41. Al – June 22, 2010
‘He won’t recover from the debacle with James Corden quickly’
It wasn’t serious. It wasn’t important. It has now been forgotten by the wider audience.

@28: I thought so too. Particularly smashing.

6 and 7,

Amen. People have short memories and forget how great Trek was in the 90’s. J.J. Abrams may have produced a blockbuster Star Trek movie but it most certainly isn’t the best Trek has to offer. It’s nice to hear good things about Berman and not constant trashing. BTW, Abrams is not perfect and Berman is not a disaster. They both have good points and bad points and both should be respected for the good they did the franchise.

42, I like your movie list.

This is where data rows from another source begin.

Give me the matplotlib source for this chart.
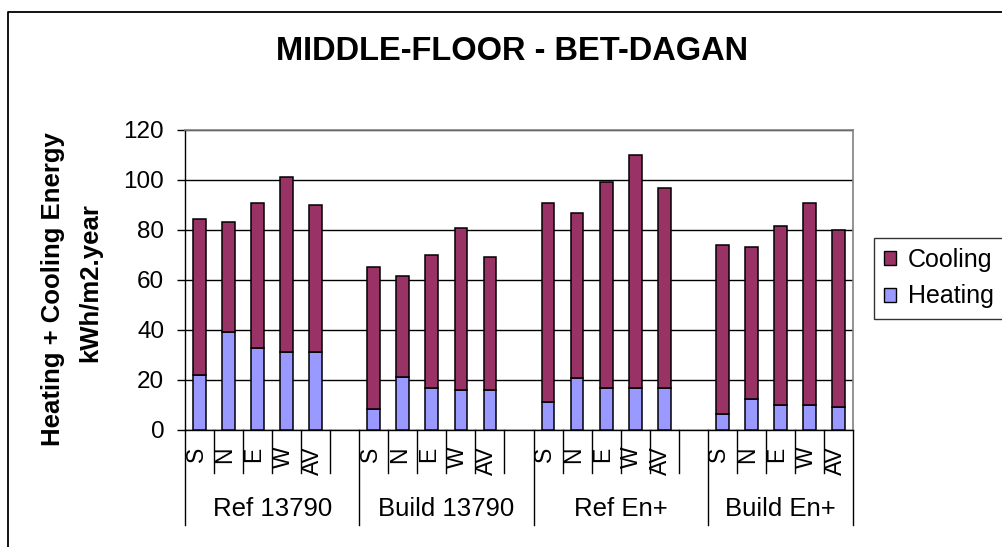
import matplotlib
matplotlib.use('Agg')
import matplotlib.pyplot as plt
from matplotlib.lines import Line2D
from matplotlib.patches import Patch

plt.rcParams['font.family'] = ['Liberation Sans', 'DejaVu Sans']

# ---- data
groups = ['Ref 13790', 'Build 13790', 'Ref En+', 'Build En+']
orients = ['S', 'N', 'E', 'W', 'AV']

heating_ref13790 = [22.0, 39.2, 32.8, 31.3, 31.3]
heating_build13790 = [8.4, 21.3, 16.9, 16.0, 16.0]
heating_refen = [11.3, 20.7, 16.9, 16.9, 16.9]
heating_builden = [6.3, 12.3, 10.0, 10.0, 9.3]

cooling_ref13790 = [62.5, 43.9, 58.0, 70.0, 58.7]
cooling_build13790 = [56.9, 40.3, 53.1, 64.8, 53.3]
cooling_refen = [79.4, 66.2, 82.4, 93.1, 80.0]
cooling_builden = [67.6, 60.9, 71.6, 80.7, 70.7]

heating = [heating_ref13790, heating_build13790, heating_refen, heating_builden]
cooling = [cooling_ref13790, cooling_build13790, cooling_refen, cooling_builden]

HEAT_C = '#9999FF'
COOL_C = '#993366'

W, H = 1003, 547
fig = plt.figure(figsize=(W / 100, H / 100), dpi=100)
ax = fig.add_axes([185 / W, 1 - 430 / H, 668 / W, 300 / H])

slot = 6  # 5 bars + 1 empty slot per group
for g in range(len(groups)):
    pos = [g * slot + i for i in range(len(orients))]
    ax.bar(pos, heating[g], width=0.44, color=HEAT_C, edgecolor='black', lw=1.1, zorder=3)
    ax.bar(pos, cooling[g], width=0.44, bottom=heating[g], color=COOL_C,
           edgecolor='black', lw=1.1, zorder=3)

n_slots = slot * len(groups) - 1
ax.set_xlim(-0.5, n_slots - 0.5)
ax.set_ylim(0, 120)
ax.set_yticks(range(0, 121, 20))
ax.set_xticks([])
ax.yaxis.grid(True, color='black', lw=1)
ax.set_axisbelow(True)
ax.tick_params(axis='y', direction='out', length=6, width=1, pad=9,
               labelsize=17.5, colors='black')
for s in ['top', 'right']:
    ax.spines[s].set_color('#808080')
    ax.spines[s].set_linewidth(1.2)
for s in ['left', 'bottom']:
    ax.spines[s].set_color('black')
    ax.spines[s].set_linewidth(1)

# multi-level category axis
xt = ax.get_xaxis_transform()
for k in range(n_slots + 1):
    big = (k % slot == 0) or (k == n_slots)
    ax.plot([k - 0.5, k - 0.5], [0, -0.317 if big else -0.143], color='black',
            lw=1, transform=xt, clip_on=False)

for g in range(len(groups)):
    for i, o in enumerate(orients):
        ax.text(g * slot + i - 0.12, -0.055, o, rotation=90, ha='center', va='top',
                fontsize=16.5, transform=xt)
    left = g * slot - 0.5
    right = min(left + slot, n_slots - 0.5)
    ax.text((left + right) / 2, -0.263, groups[g], ha='center', va='center',
            fontsize=18.5, transform=xt)

fig.text(511.7 / W, 1 - 51 / H, 'MIDDLE-FLOOR - BET-DAGAN', ha='center', va='center',
         fontsize=23.5, fontweight='bold')
fig.text(53 / W, 1 - 289 / H, 'Heating + Cooling Energy', rotation=90, ha='center',
         va='center', fontsize=18.5, fontweight='bold')
fig.text(90 / W, 1 - 283 / H, 'kWh/m2.year', rotation=90, ha='center',
         va='center', fontsize=18.5, fontweight='bold')

handles = [Patch(facecolor=COOL_C, edgecolor='black', lw=1, label='Cooling'),
           Patch(facecolor=HEAT_C, edgecolor='black', lw=1, label='Heating')]
leg = fig.legend(handles=handles, loc='upper left', bbox_to_anchor=(874 / W, 1 - 238 / H),
                 frameon=True, fancybox=False, edgecolor='black', fontsize=18,
                 handlelength=0.5, handleheight=0.5, handletextpad=0.45,
                 borderpad=0.4, labelspacing=0.5, borderaxespad=0)
leg.get_frame().set_linewidth(1.0)

# chart area border (right and bottom edges fall outside the picture)
fig.add_artist(Line2D([8 / W, 8 / W, 1.0], [0, 1 - 12 / H, 1 - 12 / H], color='black',
                      lw=1.3, transform=fig.transFigure))

fig.savefig('out.png', dpi=100)
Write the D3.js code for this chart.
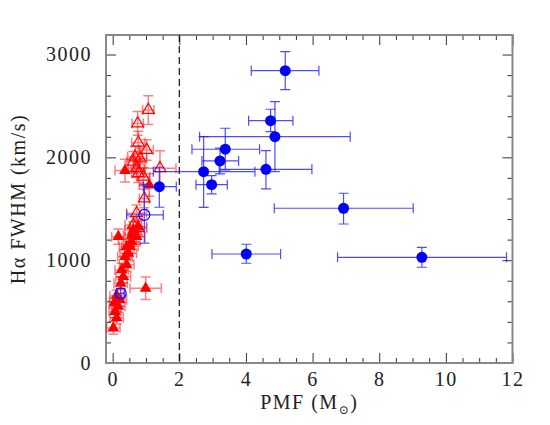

My is in a different order but all three that you listed as better than the latest movie I agree with. My list of movies from favorite to least favorite:

1: TUC
2: FC
4: TVH
6: INS
7: NEM
8: GEN
9: ST (2009)
10: TFF
11: TMP

I know a lot of people raise their eyebrows when they notice how low I rate ST (2009) but it is very overrated IMO. Don’t get me wrong, I enjoyed it but not nearly as much as I enjoyed most of the other films.

I’m with you

glad to know there are fans of the Berman era.



I disagree about FC, its a classic and much superior to Abrams movie

@42: Opinions are opinions, but you are aware that Picard’s seeming out-of-character behavior is intentional, right? We indeed have a picture of him as the level-headed, unflappable diplomat, and one of the key points of First Contact is that the Borg get through Picard’s shields. They flap the unflappable captain something serious. It takes Lily Sloane, who’s only known Picard for a few hours, to call him on his bullshit and point out that he’s heading into dangerous waters. Everyone in the crew has too much respect for him to say “What the hell, hero?”

@13: You’re not serious? Please say you’re not serious, cause that’s like Comic Book Guy levels of entitlement right there.

Stewart doesn’t owe the fans anything. His job is acting and he did his job well. That’s where his commitment lies, to his craft.

@13, I’m sure the guy has done plenty of acting gigs for free in his life. His body of work though has allowed him to actually get paid to do it.